高岡コロッケ物語

高岡コロッケ物語(77)

第7部・おいしい出会い(7)
朝市 若い力で商店街に活気

 午前五時半、高岡大仏前のアーケード街が買い物客であふれる。高岡市坂下町通りで第二、第四日曜に開かれる「たかおか朝市」である。ひと際、威勢のいい声を響かせているのは、高岡市などの若者でつくるグループ「らくだらんま」のコロッケ屋台だ。四月の開幕から欠かさず出店しており、毎回、約二時間で二百個をさばく人気となっている。

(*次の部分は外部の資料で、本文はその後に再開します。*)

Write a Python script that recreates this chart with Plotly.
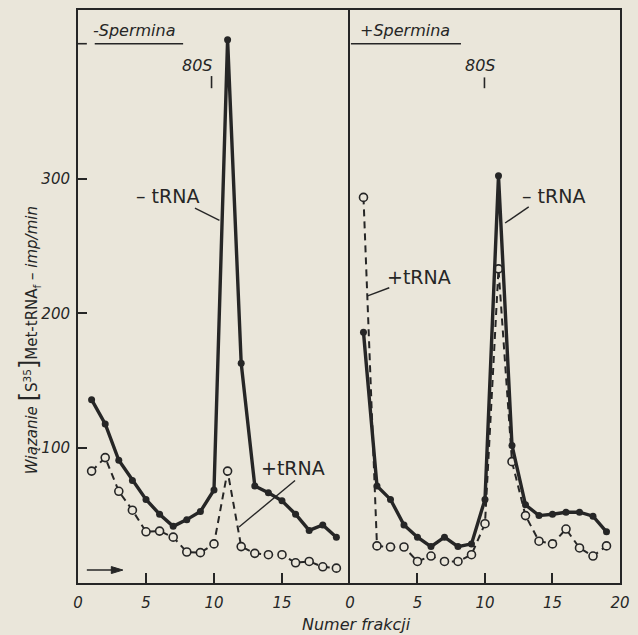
import plotly.graph_objects as go

# ---- data ----
fractions = list(range(1, 20))
left_minus_trna = [136, 118, 91, 76, 62, 51, 42, 47, 53, 69, 403, 163, 72, 67, 61, 51, 39, 43, 34]
left_plus_trna = [83, 93, 68, 54, 38, 38.5, 34, 23, 22.5, 29, 83, 27, 22, 21, 21, 15, 16, 12, 11]
right_minus_trna = [186, 72, 62, 43, 34, 27, 34, 27, 29, 62, 302, 102, 58, 50, 51, 52.5, 52.5, 49.6, 38]
right_plus_trna = [286, 27.5, 26.7, 26.7, 16, 20, 16, 16, 21, 44, 233, 90, 50, 31, 29, 40, 26, 20, 27.5]

x_left_ticks = [0, 5, 10, 15]
x_right_ticks = [0, 5, 10, 15, 20]
y_ticks = [100, 200, 300]

BG = "#eae6da"
INK = "#262626"
FONT = "DejaVu Sans"

fig = go.Figure()

def add_panel(xa, ya, minus, plus):
    fig.add_trace(go.Scatter(
        x=fractions, y=plus, xaxis=xa, yaxis=ya, mode="lines+markers",
        line=dict(color=INK, width=2, dash="7px,5px"),
        marker=dict(symbol="circle", size=8, color=BG, line=dict(color=INK, width=1.6)),
        showlegend=False, hoverinfo="skip"))
    fig.add_trace(go.Scatter(
        x=fractions, y=minus, xaxis=xa, yaxis=ya, mode="lines+markers",
        line=dict(color=INK, width=3.4),
        marker=dict(symbol="circle", size=7, color=INK),
        showlegend=False, hoverinfo="skip"))

add_panel("x", "y", left_minus_trna, left_plus_trna)
add_panel("x2", "y2", right_minus_trna, right_plus_trna)

split = (355 - 78) / 552
axis_common = dict(range=[0, 20], showgrid=False, zeroline=False, showline=True, mirror=True,
                   linewidth=2, linecolor=INK, ticks="inside", ticklen=10, tickwidth=1.6,
                   tickcolor=INK, ticklabelstandoff=5,
                   tickfont=dict(family=FONT, size=15, color=INK, style="italic"))
fig.update_layout(
    width=638, height=635,
    margin=dict(l=78, r=8, t=9, b=52),
    paper_bgcolor=BG, plot_bgcolor=BG,
    xaxis=dict(domain=[0, split], tickvals=x_left_ticks, anchor="y", **axis_common),
    xaxis2=dict(domain=[split, 1], tickvals=x_right_ticks, anchor="y2", **axis_common),
    yaxis=dict(range=[0, 425], domain=[0, 1], showgrid=False, zeroline=False, showline=True,
               mirror=False, linewidth=2, linecolor=INK, ticks="inside", ticklen=9, tickwidth=1.6,
               tickcolor=INK, tickvals=y_ticks, ticklabelstandoff=3,
               tickfont=dict(family=FONT, size=15, color=INK, style="italic"), anchor="x"),
    yaxis2=dict(range=[0, 425], domain=[0, 1], showgrid=False, zeroline=False, showline=True,
                mirror=True, linewidth=2, linecolor=INK, showticklabels=False, ticks="",
                anchor="x2"),
)

def ann(text, x, y, xr, size, italic=False, **kw):
    fig.add_annotation(text=text, x=x, y=y, xref=xr, yref="y", showarrow=False,
                       font=dict(family=FONT, size=size, color=INK,
                                 style="italic" if italic else "normal"), **kw)

def seg(x0, y0, x1, y1, xr, w=1.4):
    fig.add_shape(type="line", x0=x0, y0=y0, x1=x1, y1=y1, xref=xr, yref="y",
                  line=dict(color=INK, width=w))

# unlabelled tick at 400 on the left axis
seg(0, 400, 0.65, 400, "x", 1.6)

# left panel labels
ann("-Spermina", 4.1, 410, "x", 16, italic=True)
seg(1.23, 400, 7.73, 400, "x", 1.6)
ann("80S", 8.8, 384, "x", 16, italic=True)
seg(9.82, 376, 9.82, 367, "x", 1.6)
ann("– tRNA", 6.6, 287, "x", 19)
seg(8.6, 278, 10.4, 269, "x")
ann("+tRNA", 15.8, 85, "x", 19)
seg(15.96, 76, 11.84, 41.5, "x")
# arrow at bottom left
seg(0.65, 9.6, 3.0, 9.6, "x", 1.5)
fig.add_shape(type="path", path="M 2.45,12.2 L 3.3,9.6 L 2.45,7.0 Z", xref="x", yref="y",
              fillcolor=INK, line=dict(color=INK, width=1))

# right panel labels
ann("+Spermina", 4.07, 410, "x2", 16, italic=True)
seg(0.07, 400, 8.22, 400, "x2", 1.6)
ann("80S", 9.67, 384, "x2", 16, italic=True)
seg(9.96, 375, 9.96, 367, "x2", 1.6)
ann("– tRNA", 15.05, 287, "x2", 19)
seg(13.24, 279, 11.49, 267, "x2")
ann("+tRNA", 5.1, 227, "x2", 19)
seg(2.91, 219, 1.31, 213, "x2")

# axis titles
fig.add_annotation(
    text=("<i>Wiązanie</i> <span style='font-size:24px'>[</span>S<sup>35</sup>"
          "<span style='font-size:24px'>]</span>Met-tRNA<sub>f</sub> <i>– imp/min</i>"),
    x=(29 - 78) / 552, y=(583 - 340) / 574, xref="paper", yref="paper", textangle=-90,
    showarrow=False, xanchor="center", yanchor="middle",
    font=dict(family=FONT, size=15, color=INK))
fig.add_annotation(text="Numer frakcji", x=(362 - 78) / 552, y=(583 - 625) / 574,
                   xref="paper", yref="paper", showarrow=False, xanchor="center",
                   yanchor="middle", font=dict(family=FONT, size=16, color=INK, style="italic"))

fig.write_html("out.html")
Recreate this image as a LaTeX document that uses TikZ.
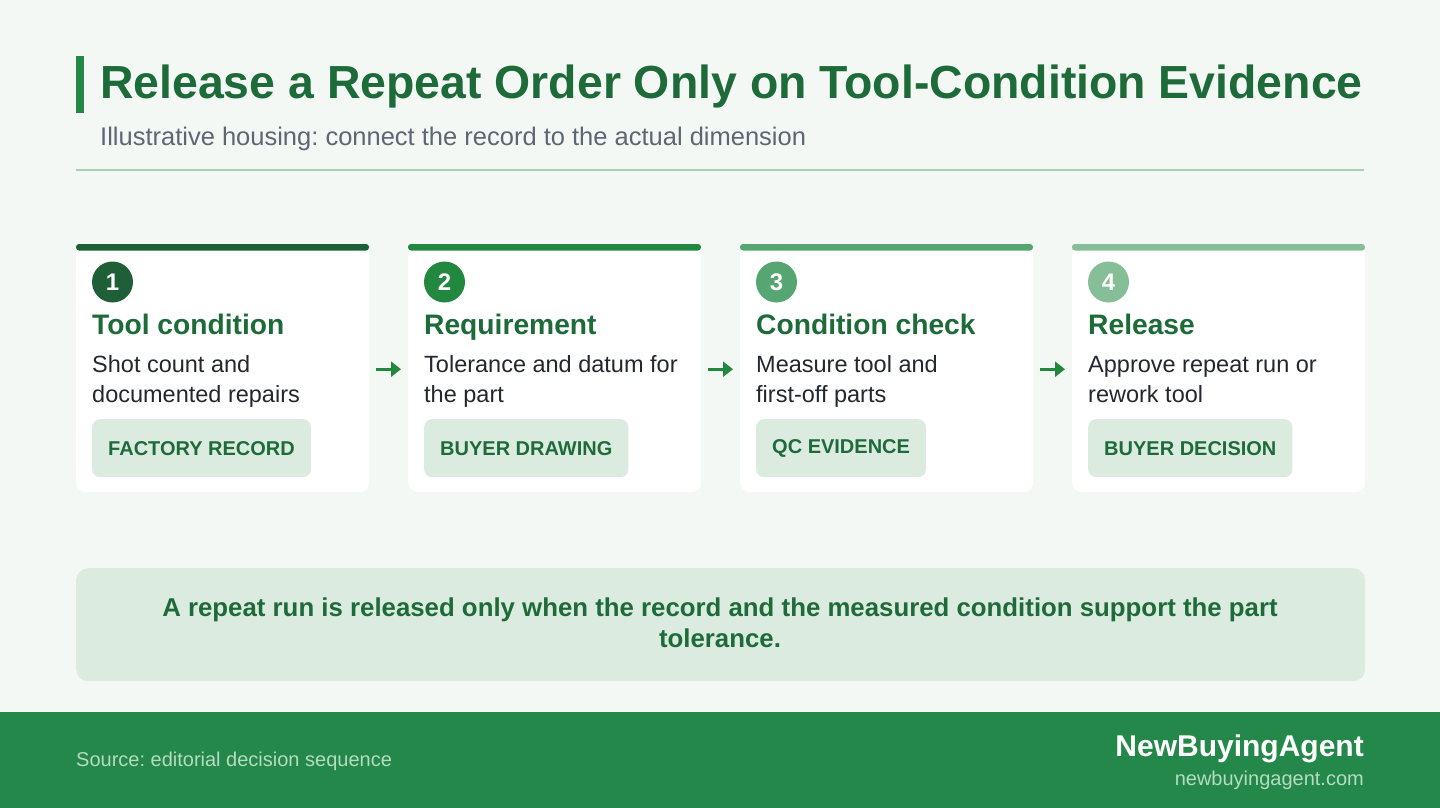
\documentclass[tikz,border=0pt]{standalone}
\usepackage{fontspec}
\setmainfont{Liberation Sans}
\frenchspacing
\usetikzlibrary{arrows.meta}
\definecolor{bg}{HTML}{F4F8F5}
\definecolor{titlegreen}{HTML}{1E6B3A}
\definecolor{accent}{HTML}{23884A}
\definecolor{subgray}{HTML}{5F6673}
\definecolor{sepline}{HTML}{A9D2B3}
\definecolor{tagfill}{HTML}{DCEBE0}
\definecolor{bodytext}{HTML}{23272E}
\definecolor{footlight}{HTML}{B5DBC0}
\definecolor{barA}{HTML}{1F5F37}
\definecolor{barB}{HTML}{22883F}
\definecolor{barC}{HTML}{55A670}
\definecolor{barD}{HTML}{86BF97}
\tikzset{
  cardbox/.style={fill=white, rounded corners=10pt, minimum width=293pt, minimum height=248pt, anchor=north west, inner sep=0pt},
  numdot/.style={circle, minimum size=41pt, inner sep=0pt, text=white, font=\fontsize{24}{24}\selectfont\bfseries},
  headtxt/.style={anchor=base west, inner sep=0pt, text=titlegreen, font=\fontsize{28.2}{30}\selectfont\bfseries},
  bodytxt/.style={anchor=base west, inner sep=0pt, text=bodytext, font=\fontsize{23.5}{28}\selectfont},
  tagbox/.style={fill=tagfill, rounded corners=8pt, anchor=north west, minimum height=58pt, inner xsep=16pt, text=titlegreen, font=\fontsize{20}{22}\selectfont\bfseries},
  flowarrow/.style={draw=barB, line width=3pt, -{Triangle[length=10pt,width=15pt]}}
}
\begin{document}
\begin{tikzpicture}[x=1pt,y=-1pt]
\fill[bg] (0,0) rectangle (1440,808);
\useasboundingbox (0,0) rectangle (1440,808);
% header
\fill[accent] (76,56) rectangle (84,113);
\node[anchor=base west, inner sep=0pt, text=titlegreen, font=\fontsize{46.4}{50}\selectfont\bfseries] (title) at (100,98) {Release a Repeat Order Only on Tool-Condition Evidence};
\node[anchor=base west, inner sep=0pt, text=subgray, font=\fontsize{25.5}{28}\selectfont] (subtitle) at (100,145) {Illustrative housing: connect the record to the actual dimension};
\draw[sepline, line width=1.5pt] (76,170) -- (1364,170);
% cards
\foreach \i/\x/\col/\head/\la/\lb/\tag in {
  1/76/barA/Tool condition/Shot count and/documented repairs/FACTORY RECORD,
  2/408/barB/Requirement/Tolerance and datum for/the part/BUYER DRAWING,
  3/740/barC/Condition check/Measure tool and/first-off parts/QC EVIDENCE,
  4/1072/barD/Release/Approve repeat run or/rework tool/BUYER DECISION}{
  \node[cardbox] (c\i) at (\x,244) {};
  \fill[\col, rounded corners=3pt] (\x,244) rectangle (\x+293,250.5);
  \node[numdot, fill=\col] (n\i) at (\x+36.5,282) {\i};
  \node[headtxt] (h\i) at (\x+16,334) {\head};
  \node[bodytxt] (a\i) at (\x+16,372.5) {\la};
  \node[bodytxt] (b\i) at (\x+16,402) {\lb};
  \node[tagbox] (t\i) at (\x+16,419) {\tag};
}
\foreach \i/\j in {1/2,2/3,3/4}{
  \draw[flowarrow] ([xshift=7pt,yshift=-1pt]c\i.east) -- ([xshift=-7pt,yshift=-1pt]c\j.west);
}
% bottom note
\node[fill=tagfill, rounded corners=12pt, anchor=north west, minimum width=1289pt, minimum height=113pt, inner sep=0pt] (note) at (76,568) {};
\node[anchor=base, inner sep=0pt, text=titlegreen, font=\fontsize{25.8}{28}\selectfont\bfseries] (noteA) at (720,616) {A repeat run is released only when the record and the measured condition support the part};
\node[anchor=base, inner sep=0pt, text=titlegreen, font=\fontsize{25.8}{28}\selectfont\bfseries] (noteB) at (720,647) {tolerance.};
% footer
\fill[accent] (0,712) rectangle (1440,808);
\node[anchor=base west, inner sep=0pt, text=footlight, font=\fontsize{20}{22}\selectfont] (src) at (76,766) {Source: editorial decision sequence};
\node[anchor=base east, inner sep=0pt, text=white, font=\fontsize{30}{32}\selectfont\bfseries] (brand) at (1364,756) {NewBuyingAgent};
\node[anchor=base east, inner sep=0pt, text=footlight, font=\fontsize{20}{22}\selectfont] (url) at (1364,785) {newbuyingagent.com};
\end{tikzpicture}
\end{document}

たかおか朝市でコロッケを販売する「らくだらんま」のメンバー=高岡市の坂下町通り

●楽しんでまちづくり
 らくだらんまは会社員や市職員、大学生、高校生など、さまざまなメンバーで構成される。グループ名は「ばかな若者」を意味する富山弁の「だらんま」から取った。まちづくりを難しく考えず、ばかみたいになって楽しめばいい、との思いが込められている。
 今年一月に三人で発足した後、口コミで仲間の輪が広がり、現在は十五人に増えた。「コロッケのまち高岡」の発信に一役買うため、たかおか朝市など中心商店街のイベントに出店しているほか、七月には高岡鋳物発祥の地・金屋町で小学生の体験合宿を企画するなど、独自の活動を続けている。
 「朝早く声を張り上げるのはストレス解消にもなってますよ」。こう話すのは代表の山下純さん(24)である。山下さんは滋賀県出身だが、大学の卒論で路面電車「万葉線」によるまちづくりを取り上げたことがきっかけで高岡にほれこみ、市内の物流会社に就職した。まちづくりのグループをつくったのも高岡を愛する気持ちゆえだ。

●客の反響励みに
 らくだらんまでは、昔ながらの牛肉コロッケの販売にこだわり、片原町の精肉店「神戸屋大福院店」から仕入れている。同店は戦後、コロッケがまだ「特別なごちそう」とされたころから作り続けている老舗だ。かつては買い物客でにぎわった周辺の商店街は、郊外大型店との競合などで人通りが少なくなっており、二代目店主の前田敬一さん(65)は商店街の活性化に取り組む若者たちに心強さを感じている。
 高岡コロッケの浸透もあって、らくだらんまの屋台には常連客が増えてきた。売り上げは運営費でほとんど消えてしまうものの、出店のたびに声をかけてくれる客の反響がメンバーの励みになっている。高岡のまちおこしに情熱を燃やす「だらんま」が次々と生まれることが、高岡コロッケの盛り上げには欠かせない。